_EXERCISE DESCRIPTION_. Omit images. Retype all entries verbatim.

_Code that draws figures_.
□ □ □ □ □ □ □
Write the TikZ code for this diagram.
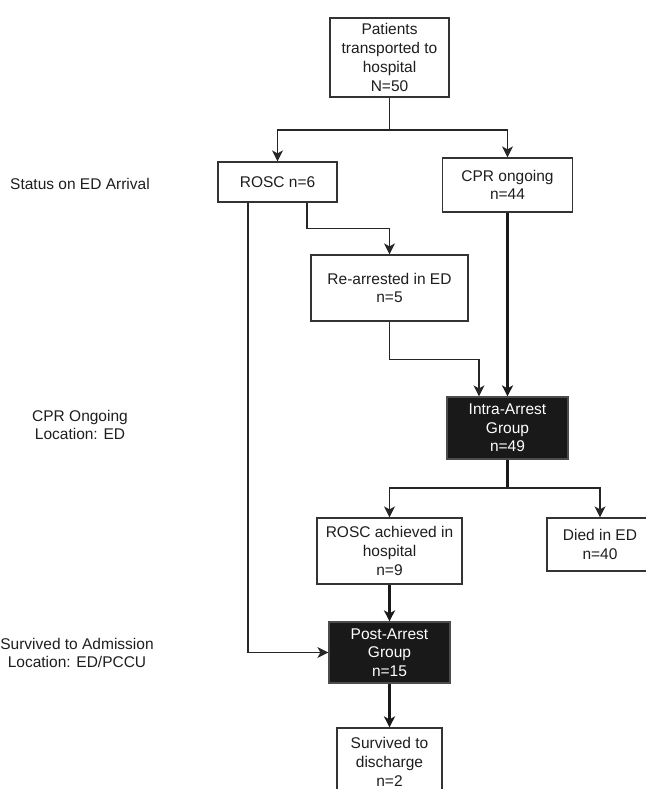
\documentclass[tikz,border=0pt]{standalone}
\usepackage{fontspec}
\setmainfont{Liberation Sans}
\usetikzlibrary{arrows.meta}
\definecolor{txt}{HTML}{1E1E1E}
\definecolor{bord}{HTML}{333333}
\tikzset{
  box/.style={draw=bord, line width=1.2pt, fill=white, inner sep=0pt, align=center,
    text=txt, font=\fontsize{15.5}{18.7}\selectfont},
  dark/.style={box, fill=black!90, text=white, draw=black!70},
  lbl/.style={inner sep=0pt, align=center, text=txt, font=\fontsize{15.5}{18.5}\selectfont},
  thin/.style={draw=black!85, line width=1.3pt},
  thick/.style={draw=black!90, line width=2.1pt},
  arr/.style={-{Stealth[length=11pt,width=11pt,inset=3pt]}},
}
\begin{document}
\begin{tikzpicture}[x=1pt,y=-1pt]
\useasboundingbox (0,0) rectangle (645,789);
% nodes
\node[box, minimum width=119pt, minimum height=79pt] (top) at (389.5,57.5) {Patients\\transported to\\hospital\\N=50};
\node[box, minimum width=119pt, minimum height=40pt] (rosc) at (277.5,182) {ROSC n=6};
\node[box, minimum width=130pt, minimum height=54pt] (cpr) at (507.5,185) {CPR ongoing\\n=44};
\node[box, minimum width=157pt, minimum height=66pt] (rearr) at (389.5,288) {Re-arrested in ED\\n=5};
\node[dark, minimum width=121pt, minimum height=62pt] (intra) at (507.5,428) {Intra-Arrest\\Group\\n=49};
\node[box, minimum width=145pt, minimum height=66pt] (rosca) at (389.5,551) {ROSC achieved in\\hospital\\n=9};
\node[box, minimum width=106pt, minimum height=53pt] (died) at (600,544.5) {Died in ED\\n=40};
\node[dark, minimum width=121pt, minimum height=61pt] (post) at (389.5,652.5) {Post-Arrest\\Group\\n=15};
\node[box, minimum width=105pt, minimum height=68pt] (surv) at (389.5,762) {Survived to\\discharge\\n=2};
% side labels
\node[lbl, anchor=west] (l1) at (10,184) {Status on ED Arrival};
\node[lbl] (l2) at (80,425) {CPR Ongoing\\Location: ED};
\node[lbl] (l3) at (77,653) {Survived to Admission\\Location: ED/PCCU};
% connectors
\coordinate (j1) at (389.5,130);
\draw[thin] (top.south) -- (j1);
\draw[thin, arr] (j1) -| (rosc.north);
\draw[thin, arr] (j1) -| (cpr.north);
\draw[thin, arr] ([xshift=29.5pt]rosc.south) -- ++(0,26) -| (rearr.north);
\draw[thin, arr] ([xshift=-29.5pt]rosc.south) |- (post.west);
\draw[thin, arr] (rearr.south) -- ++(0,38) -| ([xshift=-28.5pt]intra.north);
\draw[thick, arr] (cpr.south) -- (intra.north);
\coordinate (j2) at (507.5,488);
\draw[thick] (intra.south) -- (j2);
\draw[thin, arr] (j2) -| (rosca.north);
\draw[thin, arr] (j2) -| (died.north);
\draw[thick, arr] (rosca.south) -- (post.north);
\draw[thick, arr] (post.south) -- (surv.north);
\end{tikzpicture}
\end{document}
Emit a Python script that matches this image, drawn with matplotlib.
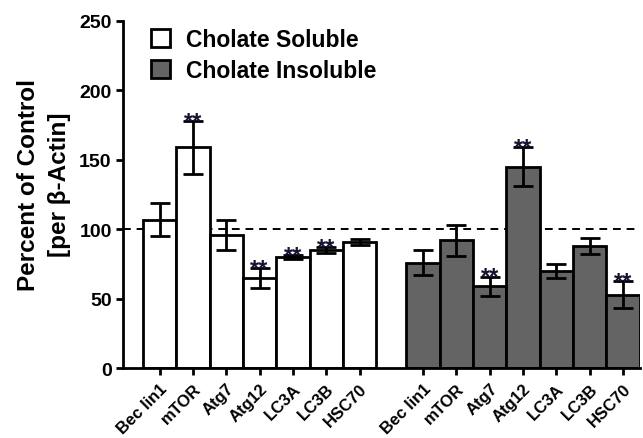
import numpy as np
import matplotlib.pyplot as plt
from matplotlib.patches import Patch

plt.rcParams["font.family"] = ["Liberation Sans", "DejaVu Sans"]
plt.rcParams["font.weight"] = "bold"

# ── data ────────────────────────────────────────────────────────────────
proteins = ["Bec lin1", "mTOR", "Atg7", "Atg12", "LC3A", "LC3B", "HSC70"]

soluble_mean = [107, 159, 96, 65, 80, 85, 91]
soluble_err = [12, 19, 11, 7, 1.5, 2, 2]
soluble_sig = [False, True, False, True, True, True, False]

insoluble_mean = [76, 92, 59, 145, 70, 88, 53]
insoluble_err = [9, 11, 7, 14, 5, 6, 10]
insoluble_sig = [False, False, True, True, False, False, True]

GRAY = "#646464"

fig = plt.figure(figsize=(6.43, 4.39), dpi=100)
ax = fig.add_axes([0.191, 0.159, 0.804, 0.791])

x_sol = np.arange(len(proteins))
x_ins = np.arange(len(proteins)) + len(proteins) + 0.9

for xs, mean, err, sig, fill in [
    (x_sol, soluble_mean, soluble_err, soluble_sig, "white"),
    (x_ins, insoluble_mean, insoluble_err, insoluble_sig, GRAY),
]:
    ax.bar(xs, mean, width=1.0, color=fill, edgecolor="black",
           linewidth=2.0, zorder=2)
    ax.errorbar(xs, mean, yerr=err, fmt="none", ecolor="black",
                elinewidth=2.0, capsize=7, capthick=2.0, zorder=3)
    for x, m, e, s in zip(xs, mean, err, sig):
        if s:
            ax.annotate("**", (x, m + e), xytext=(0, -5),
                        textcoords="offset points", ha="center",
                        va="baseline", fontsize=17, color="#141432",
                        zorder=4)

# dashed control line
ax.axhline(100, color="black", linestyle=(0, (4, 3)), linewidth=1.4, zorder=1)

ax.set_xlim(-1.1, x_ins[-1] + 0.5)
ax.set_ylim(0, 250)
ax.set_yticks([0, 50, 100, 150, 200, 250])
ax.set_xticks(np.concatenate([x_sol, x_ins]))
ax.set_xticklabels(proteins + proteins, rotation=45, ha="right",
                   rotation_mode="anchor", fontsize=12, fontweight="bold")
for lab in ax.get_yticklabels():
    lab.set_fontsize(14)
    lab.set_fontweight("bold")

ax.tick_params(axis="both", direction="out", length=5, width=2, pad=3)
ax.tick_params(axis="x", pad=4)
for side in ["top", "right"]:
    ax.spines[side].set_visible(False)
for side in ["left", "bottom"]:
    ax.spines[side].set_linewidth(2)

ax.set_ylabel("Percent of Control\n[per \u03b2-Actin]", fontsize=17.5,
              fontweight="bold", linespacing=1.45)
ax.yaxis.set_label_coords(-0.1, 0.53)

handles = [
    Patch(facecolor="white", edgecolor="black", linewidth=2, label="Cholate Soluble"),
    Patch(facecolor=GRAY, edgecolor="black", linewidth=2, label="Cholate Insoluble"),
]
ax.legend(handles=handles, loc="upper left", bbox_to_anchor=(0.032, 1.012),
          frameon=False, handlelength=0.85, handleheight=0.85,
          handletextpad=0.7, labelspacing=0.35, borderpad=0,
          prop={"weight": "bold", "size": 16.5})

fig.savefig("out.png", dpi=100, facecolor="white")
□ □ □ □ □ □ □
_SOLUTION TO THE EXERCISE_.
Write the TikZ code for this diagram.
\documentclass[tikz,border=0pt]{standalone}
\usepackage{fontspec}
\setmainfont{Liberation Sans}
\usetikzlibrary{arrows.meta}
\definecolor{txt}{HTML}{1E1E1E}
\definecolor{bord}{HTML}{333333}
\tikzset{
  box/.style={draw=bord, line width=1.2pt, fill=white, inner sep=0pt, align=center,
    text=txt, font=\fontsize{15.5}{18.7}\selectfont},
  dark/.style={box, fill=black!90, text=white, draw=black!70},
  lbl/.style={inner sep=0pt, align=center, text=txt, font=\fontsize{15.5}{18.5}\selectfont},
  thin/.style={draw=black!85, line width=1.3pt},
  thick/.style={draw=black!90, line width=2.1pt},
  arr/.style={-{Stealth[length=11pt,width=11pt,inset=3pt]}},
}
\begin{document}
\begin{tikzpicture}[x=1pt,y=-1pt]
\useasboundingbox (0,0) rectangle (645,789);
% nodes
\node[box, minimum width=119pt, minimum height=79pt] (top) at (389.5,57.5) {Patients\\transported to\\hospital\\N=50};
\node[box, minimum width=119pt, minimum height=40pt] (rosc) at (277.5,182) {ROSC n=6};
\node[box, minimum width=130pt, minimum height=54pt] (cpr) at (507.5,185) {CPR ongoing\\n=44};
\node[box, minimum width=157pt, minimum height=66pt] (rearr) at (389.5,288) {Re-arrested in ED\\n=5};
\node[dark, minimum width=121pt, minimum height=62pt] (intra) at (507.5,428) {Intra-Arrest\\Group\\n=49};
\node[box, minimum width=145pt, minimum height=66pt] (rosca) at (389.5,551) {ROSC achieved in\\hospital\\n=9};
\node[box, minimum width=106pt, minimum height=53pt] (died) at (600,544.5) {Died in ED\\n=40};
\node[dark, minimum width=121pt, minimum height=61pt] (post) at (389.5,652.5) {Post-Arrest\\Group\\n=15};
\node[box, minimum width=105pt, minimum height=68pt] (surv) at (389.5,762) {Survived to\\discharge\\n=2};
% side labels
\node[lbl, anchor=west] (l1) at (10,184) {Status on ED Arrival};
\node[lbl] (l2) at (80,425) {CPR Ongoing\\Location: ED};
\node[lbl] (l3) at (77,653) {Survived to Admission\\Location: ED/PCCU};
% connectors
\coordinate (j1) at (389.5,130);
\draw[thin] (top.south) -- (j1);
\draw[thin, arr] (j1) -| (rosc.north);
\draw[thin, arr] (j1) -| (cpr.north);
\draw[thin, arr] ([xshift=29.5pt]rosc.south) -- ++(0,26) -| (rearr.north);
\draw[thin, arr] ([xshift=-29.5pt]rosc.south) |- (post.west);
\draw[thin, arr] (rearr.south) -- ++(0,38) -| ([xshift=-28.5pt]intra.north);
\draw[thick, arr] (cpr.south) -- (intra.north);
\coordinate (j2) at (507.5,488);
\draw[thick] (intra.south) -- (j2);
\draw[thin, arr] (j2) -| (rosca.north);
\draw[thin, arr] (j2) -| (died.north);
\draw[thick, arr] (rosca.south) -- (post.north);
\draw[thick, arr] (post.south) -- (surv.north);
\end{tikzpicture}
\end{document}
Emit a Python script that matches this image, drawn with matplotlib.
import numpy as np
import matplotlib.pyplot as plt
from matplotlib.patches import Patch

plt.rcParams["font.family"] = ["Liberation Sans", "DejaVu Sans"]
plt.rcParams["font.weight"] = "bold"

# ── data ────────────────────────────────────────────────────────────────
proteins = ["Bec lin1", "mTOR", "Atg7", "Atg12", "LC3A", "LC3B", "HSC70"]

soluble_mean = [107, 159, 96, 65, 80, 85, 91]
soluble_err = [12, 19, 11, 7, 1.5, 2, 2]
soluble_sig = [False, True, False, True, True, True, False]

insoluble_mean = [76, 92, 59, 145, 70, 88, 53]
insoluble_err = [9, 11, 7, 14, 5, 6, 10]
insoluble_sig = [False, False, True, True, False, False, True]

GRAY = "#646464"

fig = plt.figure(figsize=(6.43, 4.39), dpi=100)
ax = fig.add_axes([0.191, 0.159, 0.804, 0.791])

x_sol = np.arange(len(proteins))
x_ins = np.arange(len(proteins)) + len(proteins) + 0.9

for xs, mean, err, sig, fill in [
    (x_sol, soluble_mean, soluble_err, soluble_sig, "white"),
    (x_ins, insoluble_mean, insoluble_err, insoluble_sig, GRAY),
]:
    ax.bar(xs, mean, width=1.0, color=fill, edgecolor="black",
           linewidth=2.0, zorder=2)
    ax.errorbar(xs, mean, yerr=err, fmt="none", ecolor="black",
                elinewidth=2.0, capsize=7, capthick=2.0, zorder=3)
    for x, m, e, s in zip(xs, mean, err, sig):
        if s:
            ax.annotate("**", (x, m + e), xytext=(0, -5),
                        textcoords="offset points", ha="center",
                        va="baseline", fontsize=17, color="#141432",
                        zorder=4)

# dashed control line
ax.axhline(100, color="black", linestyle=(0, (4, 3)), linewidth=1.4, zorder=1)

ax.set_xlim(-1.1, x_ins[-1] + 0.5)
ax.set_ylim(0, 250)
ax.set_yticks([0, 50, 100, 150, 200, 250])
ax.set_xticks(np.concatenate([x_sol, x_ins]))
ax.set_xticklabels(proteins + proteins, rotation=45, ha="right",
                   rotation_mode="anchor", fontsize=12, fontweight="bold")
for lab in ax.get_yticklabels():
    lab.set_fontsize(14)
    lab.set_fontweight("bold")

ax.tick_params(axis="both", direction="out", length=5, width=2, pad=3)
ax.tick_params(axis="x", pad=4)
for side in ["top", "right"]:
    ax.spines[side].set_visible(False)
for side in ["left", "bottom"]:
    ax.spines[side].set_linewidth(2)

ax.set_ylabel("Percent of Control\n[per \u03b2-Actin]", fontsize=17.5,
              fontweight="bold", linespacing=1.45)
ax.yaxis.set_label_coords(-0.1, 0.53)

handles = [
    Patch(facecolor="white", edgecolor="black", linewidth=2, label="Cholate Soluble"),
    Patch(facecolor=GRAY, edgecolor="black", linewidth=2, label="Cholate Insoluble"),
]
ax.legend(handles=handles, loc="upper left", bbox_to_anchor=(0.032, 1.012),
          frameon=False, handlelength=0.85, handleheight=0.85,
          handletextpad=0.7, labelspacing=0.35, borderpad=0,
          prop={"weight": "bold", "size": 16.5})

fig.savefig("out.png", dpi=100, facecolor="white")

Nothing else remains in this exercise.